Networking 18 classical computers would be a simple task, requiring only extremely cheap components, but in the quantum world it involves sharing individual photons between multiple users with such precise timing that it requires cutting-edge technology and expertise. Even communication between a pair of devices is complex, but allowing any pair among 18 users to communicate is unprecedented.

“Our approach provides a crucial capability for quantum communication across different networks and is advantageous for building a large-scale quantum Internet enabling communication among all users,” write the researchers, who did not respond to a request for comment, in a paper about their work.

This merging of networks, as the researchers describe it, requires a process called entanglement exchange. Photons can be quantumly entangled by performing a special observation called a Bell measurement. Simultaneously measuring the state of one photon from each of two pairs of entangled photons effectively connects the two farthest photons in the chain, but uses up the measured photons because any attempt to directly verify their state destroys the fragile quantum balance.

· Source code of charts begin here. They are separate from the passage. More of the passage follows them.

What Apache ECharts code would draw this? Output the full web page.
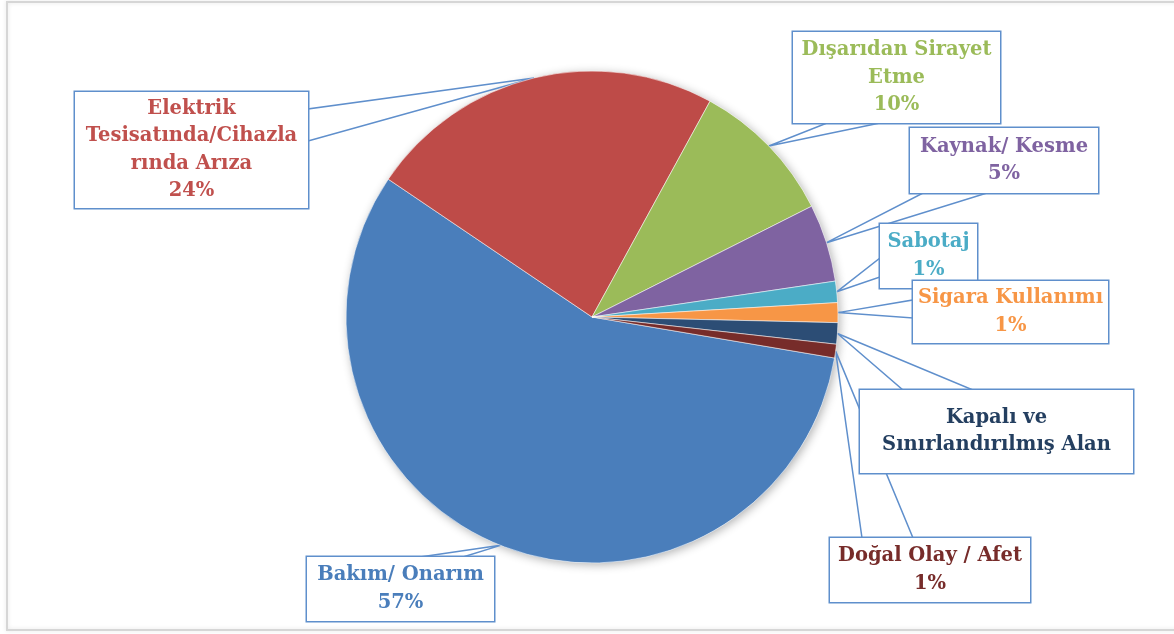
<!DOCTYPE html>
<html><head><meta charset="utf-8">
<script src="https://cdn.jsdelivr.net/npm/echarts@6/dist/echarts.min.js"></script>
<style>html,body{margin:0;padding:0;background:#fff;overflow:hidden}#c{width:1174px;height:634px}</style>
</head><body><div id="c"></div>
<script>
// ---- data ----
const categories = ['Bakım/ Onarım', 'Elektrik Tesisatında/Cihazlarında Arıza', 'Dışarıdan Sirayet Etme', 'Kaynak/ Kesme', 'Sabotaj', 'Sigara Kullanımı', 'Kapalı ve Sınırlandırılmış Alan', 'Doğal Olay / Afet'];
const labelTexts = [['Bakım/ Onarım'], ['Elektrik', 'Tesisatında/Cihazla', 'rında Arıza'], ['Dışarıdan Sirayet', 'Etme'], ['Kaynak/ Kesme'], ['Sabotaj'], ['Sigara Kullanımı'], ['Kapalı ve', 'Sınırlandırılmış Alan'], ['Doğal Olay / Afet']];
const values = [56.8, 23.5, 9.6, 5.1, 1.4, 1.3, 1.4, 0.9];
const percentLabels = ['57%', '24%', '10%', '5%', '1%', '1%', '', '1%'];

// ---- styles / layout ----
const sliceColors = ['#4a7ebb', '#be4b48', '#9bbb59', '#7f63a1', '#4bacc6', '#f79646', '#2c4d75', '#772c2a'];
const textColors = ['#4a7ebb', '#c0504d', '#9bbb59', '#7f63a1', '#4bacc6', '#f79646', '#243f60', '#772c2a'];
const boxes = [
  {x: 307, y: 557, w: 187, h: 64, base: [[420, 557], [463, 557]]},
  {x: 75, y: 92, w: 233, h: 116, base: [[308, 109], [308, 141]]},
  {x: 793, y: 32, w: 207, h: 91, base: [[827, 123], [880, 123]]},
  {x: 910, y: 128, w: 188, h: 65, base: [[923, 193], [987, 193]]},
  {x: 880, y: 224, w: 97, h: 64, base: [[880, 258], [880, 277]]},
  {x: 913, y: 281, w: 195, h: 62, base: [[913, 300], [913, 318]]},
  {x: 860, y: 390, w: 273, h: 83, base: [[903, 390], [973, 390]]},
  {x: 830, y: 538, w: 200, h: 64, base: [[862, 538], [913, 538]]}
];
const LH = 27.5;
const boxBlue = '#5f8fcc';

const chart = echarts.init(document.getElementById('c'), null, {renderer: 'canvas'});

const data = categories.map((name, i) => {
  const nLines = labelTexts[i].length + (percentLabels[i] ? 1 : 0);
  const spare = Math.max(0, boxes[i].h - nLines * LH);
  const bottom = Math.max(0, spare / 2 - 3.5);
  const top = spare - bottom;
  return {
    name: name,
    value: values[i],
    itemStyle: {color: sliceColors[i]},
    label: {
      color: textColors[i],
      width: boxes[i].w - 8,
      padding: [top, 4, bottom, 4]
    }
  };
});

function tipPoint(idx) {
  const lay = chart.getModel().getSeriesByIndex(1).getData().getItemLayout(idx);
  const mid = (lay.startAngle + lay.endAngle) / 2;
  return [lay.cx + lay.r * Math.cos(mid), lay.cy + lay.r * Math.sin(mid)];
}

chart.setOption({
  backgroundColor: '#ffffff',
  animation: false,
  graphic: [{
    type: 'polyline', silent: true, z: -10,
    shape: {points: [[1200, 2], [7, 2], [7, 630], [1200, 630]]},
    style: {fill: null, stroke: '#d6d6d6', lineWidth: 2, shadowBlur: 4, shadowColor: 'rgba(0,0,0,0.12)'}
  }],
  series: [{
    type: 'pie', silent: true, z: 1,
    center: [592, 317], radius: 246,
    startAngle: -9.6, clockwise: true,
    label: {show: false}, labelLine: {show: false},
    itemStyle: {color: '#ffffff', shadowBlur: 10, shadowOffsetX: 2, shadowOffsetY: 2, shadowColor: 'rgba(0,0,0,0.3)'},
    data: values.map(v => ({value: v}))
  }, {
    type: 'pie', z: 2,
    center: [592, 317], radius: 246,
    startAngle: -9.6, clockwise: true,
    avoidLabelOverlap: false,
    itemStyle: {borderColor: 'rgba(255,255,255,0.65)', borderWidth: 0.8},
    label: {
      show: true, position: 'outside',
      fontFamily: 'DejaVu Serif', fontWeight: 'bold', fontSize: 19.5, lineHeight: LH,
      overflow: 'none', align: 'center',
      backgroundColor: '#ffffff', borderColor: boxBlue, borderWidth: 1.5,
      formatter: p => labelTexts[p.dataIndex].concat(percentLabels[p.dataIndex] ? [percentLabels[p.dataIndex]] : []).join('\n')
    },
    labelLine: {show: true, lineStyle: {color: boxBlue, width: 1.5}},
    labelLayout: function (params) {
      const i = params.dataIndex;
      const b = boxes[i];
      let tip;
      try { tip = tipPoint(i); } catch (e) { tip = params.labelLinePoints ? params.labelLinePoints[0] : [b.x, b.y]; }
      return {
        x: b.x + b.w / 2,
        y: b.y + b.h / 2,
        align: 'center',
        verticalAlign: 'middle',
        labelLinePoints: [tip, b.base[0], b.base[1], tip]
      };
    },
    data: data
  }]
});
</script></body></html>
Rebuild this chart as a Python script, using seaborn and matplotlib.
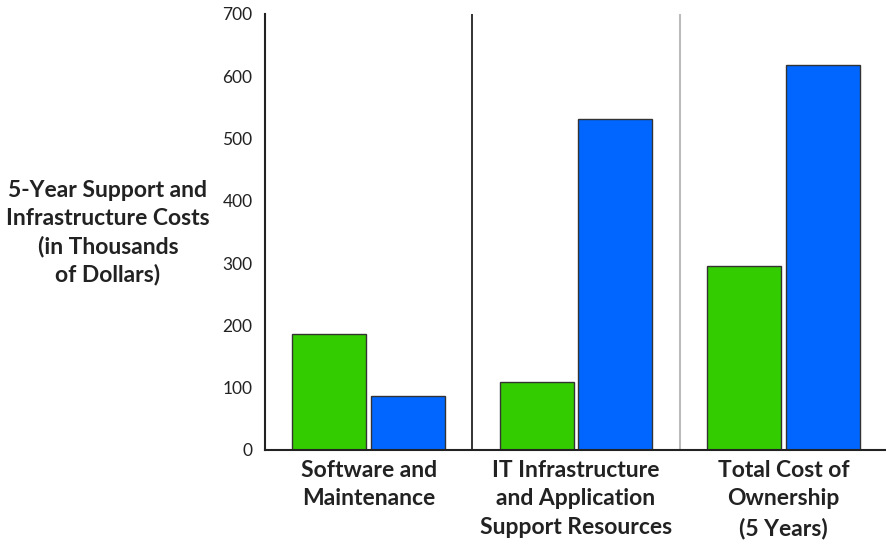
import pandas as pd
import matplotlib
matplotlib.use('Agg')
import matplotlib.pyplot as plt
import seaborn as sns

# categorias e valores (milhares de dolares)
categorias = ['Software and\nMaintenance',
              'IT Infrastructure\nand Application\nSupport Resources',
              'Total Cost of\nOwnership\n(5 Years)']
series = ['A', 'B']
valores_a = [187, 109, 296]
valores_b = [87, 531, 618]
cores = ['#33CC00', '#0066FF']

df = pd.DataFrame({
    'Categoria': categorias * 2,
    'Serie': ['A'] * 3 + ['B'] * 3,
    'Valor': valores_a + valores_b,
})

sns.set_style('white')
plt.rcParams['font.family'] = ['Lato', 'DejaVu Sans']

fig = plt.figure(figsize=(8.87, 5.42), dpi=100)
ax = fig.add_axes([265 / 887, 1 - 450 / 542, 622 / 887, 436 / 542])

sns.barplot(data=df, x='Categoria', y='Valor', hue='Serie', palette=cores,
            saturation=1, width=0.76, gap=0.06, edgecolor='#333333',
            linewidth=1, legend=False, ax=ax)

ax.set_xlim(-0.5, 2.5)
ax.set_ylim(0, 700)
ax.set_yticks(range(0, 701, 100))
ax.tick_params(axis='y', direction='in', length=15, width=1.2, color='#222222',
               labelsize=12.5, pad=9, labelcolor='#222222')
ax.tick_params(axis='x', length=0, labelsize=16.5, pad=7, labelcolor='#222222')
for lbl in ax.get_xticklabels():
    lbl.set_fontweight('bold')
    lbl.set_linespacing(1.45)

# separadores entre grupos
ax.axvline(0.5, color='#111111', lw=1.2)
ax.axvline(1.5, color='#bbbbbb', lw=1.5)

for s in ['top', 'right']:
    ax.spines[s].set_visible(False)
ax.spines['left'].set_color('#222222')
ax.spines['left'].set_linewidth(1.5)
ax.spines['bottom'].set_color('#222222')
ax.spines['bottom'].set_linewidth(1.5)

ax.set_xlabel('')
ax.set_ylabel('')
fig.text(108 / 887, 1 - 233 / 542,
         '5-Year Support and\nInfrastructure Costs\n(in Thousands\nof Dollars)',
         ha='center', va='center', fontsize=16.5, fontweight='bold',
         color='#222222', linespacing=1.38)

plt.savefig('out.png', dpi=100)
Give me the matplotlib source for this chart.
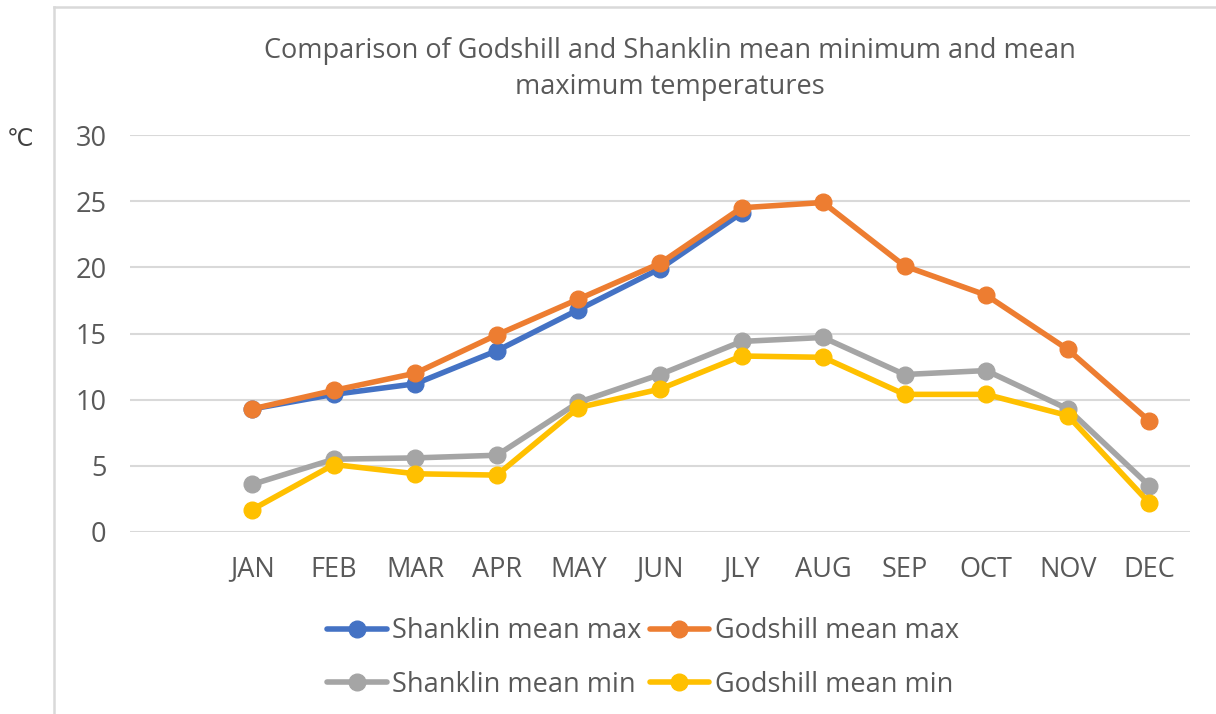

“This is not the first time that entanglement exchange has been demonstrated,” says Siddharth Joshi of the University of Bristol, UK. “What they did was they created a system to make the exchange between networks a little more convenient.”

Joshi explains that quantum communications research is currently divided between sending information between two devices over greater and greater distances, sometimes even with a satellite, and trying to create protocols and methods to reliably network many devices at short distances. This research falls into the latter camp. “Both of those things are very important,” he says.

But Robert Young of Lancaster University, UK, says that while the result is a phenomenal technical achievement that required skill and vast resources, he believes its cost and complexity make it unlikely to serve as a prototype for future large-scale quantum networks.

“It’s just very far from practical and very far from anything that could be implemented in the real world,” Young says. “The paper’s claim is that this is the future of how you could merge quantum networks, but there are so many challenges to get there that it’s frustrating.”

One of the problems lies in the need to use so-called quantum repeaters to send information over long distances. Photons are increasingly lost in fiber optic cables as distance increases, and because quantum information cannot be read and retransmitted (the measurement destroys the state of the photons), the signals cannot be amplified along the way. A working quantum repeater would allow signals to be transmitted over greater distances, but these devices have proven difficult to build.

“In practice, to build a quantum network, we know that we’re really going to need some form of quantum repeater,” says Young – something this network demonstration doesn’t address.